Küresel derecelendirme kuruluşu Fitch Ratings, Türk bankalarının 2017 görünümünü “durağan” dan “negatif”e düşürdü. Fitch, siyasi istikrar ve faaliyet ortamının getirdiği risklerin bankaların kredi notlarını baskılayabileceğini belirtirken, kur ve faiz değişkenliği potansiyelinin de daha çok arttığını bildirdi.
Kısa vadeli döviz toptan fonlamasının yüksek oluşunun bankaları büyük ölçüde kredi yapılandırma riskleriyle karşı karşıya getirdiğini söyleyen Finch, Türkiye’nin ülke riskine dair yatırımcı güveninde gelgitlere sebep olduğunu açıklamasına ekledi.
Fitch, aynı zamanda 15 Temmuz’da gerçekleşen darbe girişiminin sebep olduğu siyasi çalkantıların Türkiye’nin geniş vadedeki ekonomik performansını ve bankaların varlık kalitelerini olumsuz yönde etkileyebileceğini açıklarken, döviz kredilerinin toplam kredilere göre 1/3 oranında olduğunu ve bu yüzden TL’nin son 3 yılın en sert değer kaybını yaşamasının muhtemel olduğunu vurguladı.
Bankacılık sektöründeki sorunlu kredi oranlarında dengeli bir artma olacağını düşünen Fitch, sorunlu kredi oranı 2016 yılının ilk 9 ayı çerisinde %3.3 iken, 2017 yılının sonlarına doğru bu oranın %4 olacağını tahmin ettiklerini dile getirdi.
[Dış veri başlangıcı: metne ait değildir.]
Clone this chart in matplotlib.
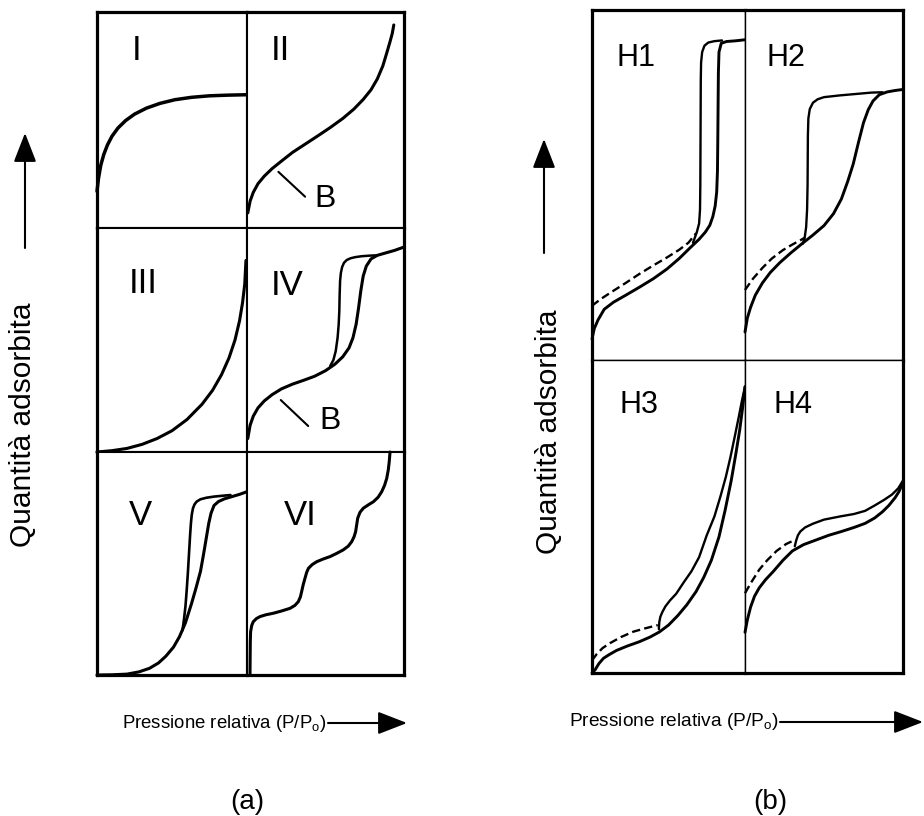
import matplotlib
matplotlib.use('Agg')
import matplotlib.pyplot as plt
from matplotlib.patches import FancyArrowPatch

plt.rcParams['font.family'] = ['Liberation Sans', 'DejaVu Sans']
plt.rcParams['mathtext.fontset'] = 'custom'
plt.rcParams['mathtext.rm'] = 'Liberation Sans'

# ---- data (relative pressure, amount adsorbed), each cell scaled 0..1 ----
typeI_x = [0.0, 0.01, 0.025, 0.045, 0.07, 0.1, 0.14, 0.19, 0.25, 0.33, 0.42, 0.52, 0.63, 0.75, 0.87, 1.0]
typeI_y = [0.17, 0.23, 0.29, 0.34, 0.385, 0.425, 0.463, 0.497, 0.527, 0.555, 0.577, 0.594, 0.605, 0.612, 0.615, 0.617]

typeII_x = [0.005, 0.02, 0.04, 0.07, 0.11, 0.16, 0.22, 0.29, 0.37, 0.45, 0.53, 0.61, 0.68, 0.74, 0.79, 0.83, 0.865, 0.89, 0.91, 0.925, 0.935]
typeII_y = [0.07, 0.125, 0.165, 0.205, 0.24, 0.275, 0.31, 0.35, 0.388, 0.426, 0.465, 0.507, 0.55, 0.595, 0.64, 0.69, 0.75, 0.81, 0.86, 0.9, 0.94]

typeIII_x = [0.0, 0.1, 0.2, 0.3, 0.4, 0.5, 0.6, 0.7, 0.77, 0.83, 0.88, 0.92, 0.95, 0.97, 0.985, 0.993]
typeIII_y = [0.0, 0.006, 0.016, 0.034, 0.06, 0.095, 0.145, 0.213, 0.275, 0.345, 0.42, 0.5, 0.585, 0.665, 0.75, 0.855]

typeIV_ads_x = [0.005, 0.02, 0.04, 0.07, 0.11, 0.16, 0.22, 0.29, 0.36, 0.43, 0.5, 0.56, 0.61, 0.65, 0.675, 0.695, 0.71, 0.725, 0.74, 0.76, 0.79, 0.83, 0.88, 0.94, 1.0]
typeIV_ads_y = [0.06, 0.12, 0.16, 0.197, 0.228, 0.256, 0.282, 0.303, 0.32, 0.338, 0.363, 0.392, 0.425, 0.465, 0.51, 0.57, 0.64, 0.72, 0.785, 0.83, 0.862, 0.878, 0.888, 0.9, 0.915]
typeIV_des_x = [0.53, 0.55, 0.565, 0.577, 0.584, 0.588, 0.59, 0.593, 0.598, 0.606, 0.618, 0.635, 0.66, 0.69, 0.73, 0.79, 0.83]
typeIV_des_y = [0.384, 0.41, 0.45, 0.51, 0.57, 0.63, 0.7, 0.765, 0.8, 0.826, 0.845, 0.857, 0.865, 0.87, 0.874, 0.877, 0.878]

typeV_ads_x = [0.0, 0.1, 0.2, 0.28, 0.35, 0.41, 0.46, 0.51, 0.55, 0.59, 0.63, 0.66, 0.69, 0.71, 0.73, 0.745, 0.76, 0.78, 0.81, 0.85, 0.9, 0.95, 1.0]
typeV_ads_y = [0.0, 0.001, 0.004, 0.014, 0.03, 0.054, 0.085, 0.125, 0.172, 0.235, 0.32, 0.39, 0.465, 0.54, 0.62, 0.68, 0.725, 0.76, 0.778, 0.79, 0.8, 0.81, 0.822]
typeV_des_x = [0.57, 0.58, 0.59, 0.598, 0.606, 0.613, 0.62, 0.626, 0.632, 0.64, 0.65, 0.665, 0.69, 0.73, 0.78, 0.84, 0.89]
typeV_des_y = [0.2, 0.25, 0.31, 0.38, 0.46, 0.54, 0.62, 0.68, 0.72, 0.748, 0.765, 0.778, 0.788, 0.795, 0.8, 0.804, 0.807]

typeVI_x = [0.019, 0.02, 0.021, 0.023, 0.03, 0.04, 0.06, 0.083, 0.12, 0.168, 0.22, 0.274, 0.305, 0.327, 0.34,
            0.348, 0.358, 0.369, 0.38, 0.391, 0.415, 0.444, 0.485, 0.529, 0.57, 0.613, 0.645, 0.667, 0.682,
            0.692, 0.699, 0.705, 0.72, 0.741, 0.775, 0.805, 0.835, 0.858, 0.876, 0.89, 0.9, 0.906, 0.911]
typeVI_y = [0.0, 0.08, 0.15, 0.194, 0.222, 0.239, 0.253, 0.262, 0.27, 0.277, 0.287, 0.299, 0.312, 0.329, 0.35,
            0.374, 0.405, 0.433, 0.46, 0.478, 0.495, 0.508, 0.52, 0.531, 0.545, 0.561, 0.578, 0.598, 0.62,
            0.643, 0.675, 0.703, 0.73, 0.748, 0.764, 0.777, 0.797, 0.822, 0.85, 0.882, 0.92, 0.957, 1.0]

# point B markers (types II and IV)
bII_x = [0.2, 0.37]
bII_y = [0.26, 0.145]
bIV_x = [0.215, 0.39]
bIV_y = [0.232, 0.116]

# hysteresis loops H1-H4: adsorption, desorption, dashed low-pressure branch
h1_ads_x = [0.0, 0.015, 0.04, 0.08, 0.14, 0.22, 0.31, 0.4, 0.49, 0.57, 0.64, 0.7, 0.74, 0.77, 0.79, 0.805, 0.815, 0.82, 0.822, 0.824, 0.826, 0.83, 0.845, 0.88, 0.94, 1.0]
h1_ads_y = [0.06, 0.09, 0.115, 0.145, 0.165, 0.185, 0.208, 0.232, 0.26, 0.29, 0.32, 0.345, 0.365, 0.385, 0.41, 0.44, 0.48, 0.54, 0.62, 0.72, 0.82, 0.88, 0.905, 0.91, 0.912, 0.915]
h1_des_x = [0.66, 0.685, 0.7, 0.706, 0.708, 0.709, 0.71, 0.711, 0.713, 0.72, 0.735, 0.76, 0.8, 0.85]
h1_des_y = [0.335, 0.365, 0.39, 0.43, 0.5, 0.6, 0.7, 0.8, 0.85, 0.88, 0.898, 0.907, 0.911, 0.913]
h1_dash_x = [0.0, 0.06, 0.13, 0.22, 0.31, 0.4, 0.49, 0.57, 0.63, 0.68]
h1_dash_y = [0.155, 0.175, 0.195, 0.22, 0.246, 0.27, 0.293, 0.315, 0.335, 0.362]

h2_ads_x = [0.0, 0.015, 0.035, 0.065, 0.11, 0.16, 0.22, 0.29, 0.36, 0.43, 0.5, 0.56, 0.61, 0.65, 0.685, 0.72, 0.75, 0.78, 0.81, 0.85, 0.9, 0.95, 1.0]
h2_ads_y = [0.08, 0.12, 0.15, 0.185, 0.22, 0.25, 0.278, 0.306, 0.332, 0.357, 0.384, 0.418, 0.46, 0.51, 0.56, 0.625, 0.678, 0.715, 0.74, 0.758, 0.766, 0.77, 0.773]
h2_des_x = [0.365, 0.378, 0.387, 0.393, 0.396, 0.397, 0.398, 0.401, 0.41, 0.43, 0.46, 0.5, 0.6, 0.7, 0.8, 0.87]
h2_des_y = [0.332, 0.35, 0.38, 0.43, 0.5, 0.57, 0.64, 0.69, 0.717, 0.735, 0.745, 0.751, 0.756, 0.76, 0.764, 0.765]
h2_dash_x = [0.0, 0.05, 0.11, 0.17, 0.24, 0.3, 0.35, 0.38]
h2_dash_y = [0.2, 0.232, 0.263, 0.29, 0.314, 0.33, 0.342, 0.35]

h3_ads_x = [0.0, 0.02, 0.045, 0.075, 0.11, 0.16, 0.23, 0.31, 0.38, 0.44, 0.5, 0.56, 0.62, 0.68, 0.73, 0.78, 0.83, 0.87, 0.91, 0.94, 0.965, 0.985, 1.0]
h3_ads_y = [0.0, 0.01, 0.03, 0.047, 0.058, 0.072, 0.086, 0.1, 0.115, 0.131, 0.153, 0.183, 0.218, 0.26, 0.305, 0.36, 0.435, 0.52, 0.615, 0.7, 0.775, 0.85, 0.915]
h3_des_x = [1.0, 0.98, 0.96, 0.935, 0.905, 0.875, 0.84, 0.8, 0.75, 0.7, 0.65, 0.6, 0.55, 0.51, 0.48, 0.46, 0.447, 0.44, 0.437]
h3_des_y = [0.915, 0.87, 0.82, 0.76, 0.69, 0.627, 0.565, 0.5, 0.44, 0.37, 0.325, 0.29, 0.253, 0.232, 0.213, 0.195, 0.18, 0.163, 0.14]
h3_dash_x = [0.0, 0.03, 0.07, 0.12, 0.19, 0.27, 0.35, 0.43]
h3_dash_y = [0.04, 0.06, 0.08, 0.096, 0.115, 0.132, 0.143, 0.153]

h4_ads_x = [0.0, 0.015, 0.035, 0.06, 0.09, 0.13, 0.18, 0.24, 0.3, 0.37, 0.45, 0.53, 0.61, 0.69, 0.76, 0.82, 0.87, 0.91, 0.95, 0.975, 1.0]
h4_ads_y = [0.13, 0.17, 0.21, 0.245, 0.272, 0.298, 0.325, 0.36, 0.39, 0.41, 0.425, 0.44, 0.452, 0.465, 0.478, 0.495, 0.515, 0.535, 0.56, 0.58, 0.61]
h4_des_x = [1.0, 0.97, 0.93, 0.88, 0.82, 0.76, 0.69, 0.6, 0.5, 0.43, 0.38, 0.35, 0.335, 0.325, 0.315]
h4_des_y = [0.615, 0.59, 0.57, 0.553, 0.535, 0.518, 0.508, 0.5, 0.49, 0.477, 0.465, 0.452, 0.44, 0.425, 0.405]
h4_dash_x = [0.0, 0.04, 0.09, 0.14, 0.2, 0.26, 0.315]
h4_dash_y = [0.255, 0.29, 0.33, 0.36, 0.39, 0.412, 0.425]

# ---- layout (pixels) ----
W, H = 924, 816
A_X = [97, 247, 404]
A_Y = [12, 228, 452, 675]
B_X = [592, 745, 903]
B_Y = [10, 360, 673]

fig = plt.figure(figsize=(W / 100, H / 100), dpi=100)


def cell(x0, x1, y0, y1, outer, lw_out, lw_in):
    ax = fig.add_axes([x0 / W, 1 - y1 / H, (x1 - x0) / W, (y1 - y0) / H])
    ax.set_xlim(0, 1)
    ax.set_ylim(0, 1)
    ax.set_xticks([])
    ax.set_yticks([])
    for side in ['left', 'right', 'top', 'bottom']:
        ax.spines[side].set_linewidth(lw_out if side in outer else lw_in)
    return ax


def curve(ax, x, y, lw=2.2, ls='-'):
    ax.plot(x, y, color='black', lw=lw, ls=ls, clip_on=False,
            solid_capstyle='round', solid_joinstyle='round')


def label(ax, x, y, s, size=25):
    ax.text(x, y, s, fontsize=size, ha='center', va='center')


# panel (a)
axI = cell(A_X[0], A_X[1], A_Y[0], A_Y[1], ['left', 'top'], 2.3, 1.5)
axII = cell(A_X[1], A_X[2], A_Y[0], A_Y[1], ['right', 'top'], 2.3, 1.5)
axIII = cell(A_X[0], A_X[1], A_Y[1], A_Y[2], ['left'], 2.3, 1.5)
axIV = cell(A_X[1], A_X[2], A_Y[1], A_Y[2], ['right'], 2.3, 1.5)
axV = cell(A_X[0], A_X[1], A_Y[2], A_Y[3], ['left', 'bottom'], 2.3, 1.5)
axVI = cell(A_X[1], A_X[2], A_Y[2], A_Y[3], ['right', 'bottom'], 2.3, 1.5)

curve(axI, typeI_x, typeI_y, lw=2.5)
curve(axII, typeII_x, typeII_y)
curve(axII, bII_x, bII_y, lw=1.5)
curve(axIII, typeIII_x, typeIII_y)
curve(axIV, typeIV_ads_x, typeIV_ads_y)
curve(axIV, typeIV_des_x, typeIV_des_y, lw=1.8)
curve(axIV, bIV_x, bIV_y, lw=1.5)
curve(axV, typeV_ads_x, typeV_ads_y)
curve(axV, typeV_des_x, typeV_des_y, lw=1.9)
curve(axVI, typeVI_x, typeVI_y)

label(axI, 0.264, 0.824, 'I')
label(axII, 0.215, 0.824, 'II')
label(axII, 0.497, 0.136, 'B', 23)
label(axIII, 0.309, 0.753, 'III')
label(axIV, 0.253, 0.745, 'IV')
label(axIV, 0.529, 0.14, 'B', 23)
label(axV, 0.287, 0.717, 'V')
label(axVI, 0.338, 0.717, 'VI')

# panel (b)
axH1 = cell(B_X[0], B_X[1], B_Y[0], B_Y[1], ['left', 'top'], 2.3, 1.0)
axH2 = cell(B_X[1], B_X[2], B_Y[0], B_Y[1], ['right', 'top'], 2.3, 1.0)
axH3 = cell(B_X[0], B_X[1], B_Y[1], B_Y[2], ['left', 'bottom'], 2.3, 1.0)
axH4 = cell(B_X[1], B_X[2], B_Y[1], B_Y[2], ['right', 'bottom'], 2.3, 1.0)

dash = (0, (3.5, 1.8))
for ax, ax_x, ax_y, de_x, de_y, da_x, da_y in [
        (axH1, h1_ads_x, h1_ads_y, h1_des_x, h1_des_y, h1_dash_x, h1_dash_y),
        (axH2, h2_ads_x, h2_ads_y, h2_des_x, h2_des_y, h2_dash_x, h2_dash_y),
        (axH3, h3_ads_x, h3_ads_y, h3_des_x, h3_des_y, h3_dash_x, h3_dash_y),
        (axH4, h4_ads_x, h4_ads_y, h4_des_x, h4_des_y, h4_dash_x, h4_dash_y)]:
    curve(ax, ax_x, ax_y, lw=2.1)
    curve(ax, de_x, de_y, lw=1.7)
    curve(ax, da_x, da_y, lw=1.7, ls=dash)

label(axH1, 0.286, 0.862, 'H1', 22)
label(axH2, 0.257, 0.862, 'H2', 22)
label(axH3, 0.307, 0.856, 'H3', 22)
label(axH4, 0.302, 0.856, 'H4', 22)


# ---- axis captions and arrows ----
def arrow(x0, y0, x1, y1):
    fig.add_artist(FancyArrowPatch((x0 / W, 1 - y0 / H), (x1 / W, 1 - y1 / H),
                                   transform=fig.transFigure,
                                   arrowstyle='-|>,head_length=0.9,head_width=0.35',
                                   mutation_scale=20, lw=1.5, color='black',
                                   shrinkA=0, shrinkB=0))


def ftext(x, y, s, **kw):
    fig.text(x / W, 1 - y / H, s, **kw)


ylab = 'Quantità adsorbita'
xlab = r'Pressione relativa (P/P$_{\mathrm{o}}$)'

ftext(23, 425, ylab, rotation=90, fontsize=21.5, ha='center', va='center')
arrow(25, 248, 25, 133)
ftext(327, 723, xlab, fontsize=13.4, ha='right', va='center')
arrow(328, 723, 407, 723)
ftext(247, 802, '(a)', fontsize=20, ha='center', va='center')

ftext(549, 432, ylab, rotation=90, fontsize=21.5, ha='center', va='center')
arrow(544, 253, 544, 139)
ftext(779, 722, xlab, fontsize=13.8, ha='right', va='center')
arrow(780, 722, 923, 722)
ftext(770, 802, '(b)', fontsize=20, ha='center', va='center')

fig.savefig('out.png', dpi=100)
Ayrıca performans izleme listesindeki kredilerindeki artan yeniden yapılandırmaların varlık kalitesinin düşüşüyle birlikte daha da artabileceğini de sözlerine ekledi. Türk bankalarının büyük oranda kısa vadeli dış borçlanmaya tabi olmasına rağmen bu ihtimalin uzun zamandan beri mevcut olduğunu ve Temmuz’dan beri finansmanın fleksibilitesini sürdürdüğünü açıklayan Fitch, buna karşın fonlama giderlerinin yatırımcı güveni ve Türkiye’deki iç risklerle doğru orantılı olarak 2017’de daha fazla olabileceğini belirtti.
Fitch, değerlendirme yaptıkları Türk bankalarının dış borçlarını önümüzdeki yıl içinde karşılayabilmek amacıyla yeterince döviz biriktirebileceğini tahmin ettiklerini ancak fonlama piyasaları kapalı kalmaya devam ederse bu durumun Türkiye’nin dış kaynaklarını olumsuz etkileyeceğini vurguladı.
Ayrıca Fitch, Türk bankacılık sektörünün görünümünü “durağan”dan negatife düşürmelerinin sebebinin değerlendirme içerisine alınan bankaların %80’inin negatif görünüme sahip olması olduğunu belirtti.